The business events and meetings industry drives $1.03 trillion of direct spending into the global economy each year, according to the preliminary findings of a new report from Oxford Economics released at IMEX America in Las Vegas. The report, Global Economic Significance of Business Events, contrasts the total to a similar economic footprint for the entire consumer electronics industry.
Speaking at IMEX, MPI CEO Paul Van Deventer stressed that the resulting economic stimulus could be multiples of that number. “This represents only the direct spend planning, producing and traveling to events,” he said.
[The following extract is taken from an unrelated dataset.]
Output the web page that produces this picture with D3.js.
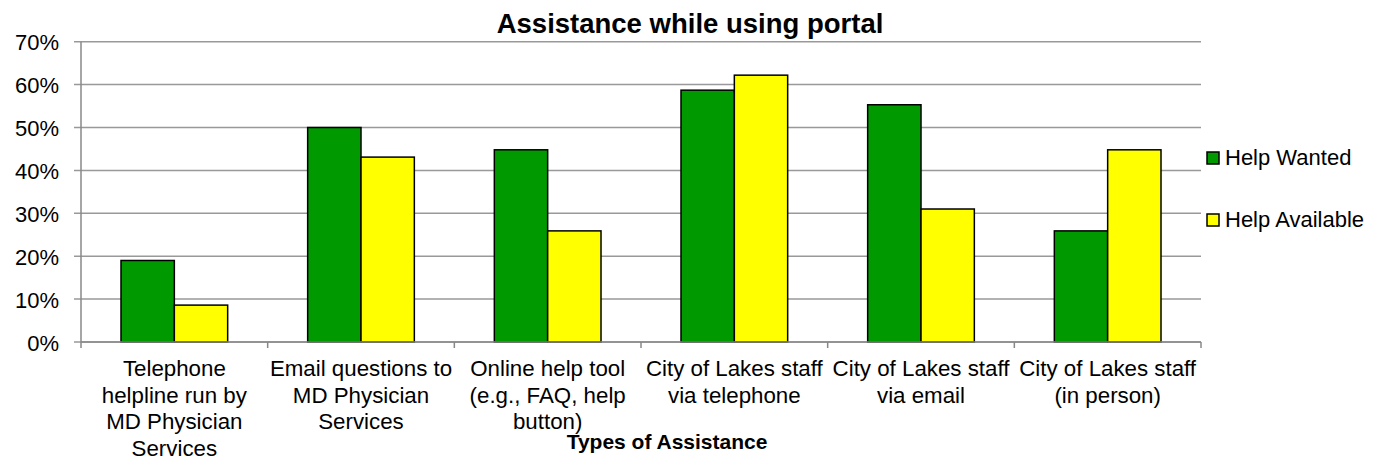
<!DOCTYPE html>
<html>
<head>
<meta charset="utf-8">
<script src="https://cdn.jsdelivr.net/npm/d3@7"></script>
<style>
  html, body { margin: 0; padding: 0; background: #fff; }
  svg { display: block; font-family: "Liberation Sans", Arial, sans-serif; }
</style>
</head>
<body>
<svg id="chart" width="1382" height="463"></svg>
<script>
const categories = [
  ["Telephone", "helpline run by", "MD Physician", "Services"],
  ["Email questions to", "MD Physician", "Services"],
  ["Online help tool", "(e.g., FAQ, help", "button)"],
  ["City of Lakes staff", "via telephone"],
  ["City of Lakes staff", "via email"],
  ["City of Lakes staff", "(in person)"]
];
const seriesNames = ["Help Wanted", "Help Available"];
const helpWanted = [0.19, 0.50, 0.448, 0.587, 0.553, 0.259];
const helpAvailable = [0.086, 0.431, 0.259, 0.622, 0.31, 0.448];
const yTicks = [0, 0.1, 0.2, 0.3, 0.4, 0.5, 0.6, 0.7];
const colors = ["#009900", "#FFFF00"];
const title = "Assistance while using portal";
const xTitle = "Types of Assistance";

(function () {
const svg = d3.select("#chart");
const pLeft = 81, pRight = 1201, pTop = 41.7, pBottom = 342;

const x = d3.scaleBand().domain(d3.range(categories.length)).range([pLeft, pRight]).paddingInner(0).paddingOuter(0);
const y = d3.scaleLinear().domain([0, 0.7]).range([pBottom, pTop]);
const barW = x.bandwidth() / 3.5;
const gap = x.bandwidth() * 0.75 / 3.5;
const xs = d3.scaleBand().domain([0, 1]).range([gap, gap + 2 * barW]);

// gridlines
svg.append("g").selectAll("line").data(yTicks).join("line")
  .attr("x1", pLeft - 7).attr("x2", pRight)
  .attr("y1", d => y(d)).attr("y2", d => y(d))
  .attr("stroke", "#999").attr("stroke-width", 1.5);

// y labels
svg.append("g").selectAll("text").data(yTicks).join("text")
  .attr("x", 59).attr("y", d => y(d) + 8.5)
  .attr("text-anchor", "end").attr("font-size", 22).attr("fill", "#000")
  .text(d => d3.format(".0%")(d));

// y axis line
svg.append("line").attr("x1", pLeft).attr("x2", pLeft).attr("y1", pTop).attr("y2", pBottom)
  .attr("stroke", "#888").attr("stroke-width", 1.5);

// bars
const data = [helpWanted, helpAvailable];
const groups = svg.append("g").selectAll("g").data(categories.map((c, i) => i)).join("g")
  .attr("transform", i => `translate(${x(i)},0)`);
groups.selectAll("rect").data(i => data.map((s, k) => ({k, v: s[i]}))).join("rect")
  .attr("x", d => xs(d.k)).attr("width", barW)
  .attr("y", d => y(d.v)).attr("height", d => y(0) - y(d.v))
  .attr("fill", d => colors[d.k]).attr("stroke", "#000").attr("stroke-width", 1.5);

// x axis line and ticks
svg.append("line").attr("x1", pLeft).attr("x2", pRight).attr("y1", pBottom).attr("y2", pBottom)
  .attr("stroke", "#888").attr("stroke-width", 1.5);
svg.append("g").selectAll("line").data(d3.range(categories.length + 1)).join("line")
  .attr("x1", i => pLeft + i * x.step()).attr("x2", i => pLeft + i * x.step())
  .attr("y1", pBottom).attr("y2", pBottom + 6)
  .attr("stroke", "#888").attr("stroke-width", 1.5);

// category labels
const catG = svg.append("g").selectAll("text").data(categories).join("text")
  .attr("text-anchor", "middle").attr("font-size", 22.3).attr("fill", "#000");
catG.each(function(lines, i) {
  d3.select(this).selectAll("tspan").data(lines).join("tspan")
    .attr("x", x(i) + x.bandwidth() / 2)
    .attr("y", (d, j) => 376 + j * 26.5)
    .text(d => d);
});

// titles
svg.append("text").attr("x", 690).attr("y", 33).attr("text-anchor", "middle")
  .attr("font-size", 27.5).attr("font-weight", "bold").text(title);
svg.append("text").attr("x", 667).attr("y", 449).attr("text-anchor", "middle")
  .attr("font-size", 21).attr("font-weight", "bold").text(xTitle);

// legend
const leg = svg.append("g").selectAll("g").data(seriesNames).join("g")
  .attr("transform", (d, i) => `translate(1207,${152 + i * 62})`);
leg.append("rect").attr("width", 12).attr("height", 12)
  .attr("fill", (d, i) => colors[i]).attr("stroke", "#000").attr("stroke-width", 1.5);
leg.append("text").attr("x", 18).attr("y", 13).attr("font-size", 22).text(d => d);
})();
</script>
</body>
</html>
Created in partnership with the Events Industry Council (EIC), IMEX, Hilton, MPI Foundation and PCMA Education Foundation, the study combines the findings of multiple, national-level studies conducted on behalf of the World Travel and Tourism Council, and models formulated by Oxford Economics.
EIC calls the study a critical tool. CEO Karen Kotowski said, “[It] offers a compelling snapshot of the broad reach, scope and strength of our industry. The findings will help us tell a more complete story of how and why business events serve as a major economic generator.”
Collecting data from 2017, Oxford Economics found that the meetings industry had 1.4 billion participants, across 180 different countries. While the monetary contribution and participation from North America, Asia and Western Europe make up the majority of the impact—spending $381 billion, $290.9 billion, and $266 billion respectively. The top 50 countries account for 96 percent of the global totals, roughly $0.99 trillion in direct spending, but all countries play a role in delivering the bottom line.
Oxford Economics will release the full report featuring rankings and more details about the industry’s economic impact on November 9.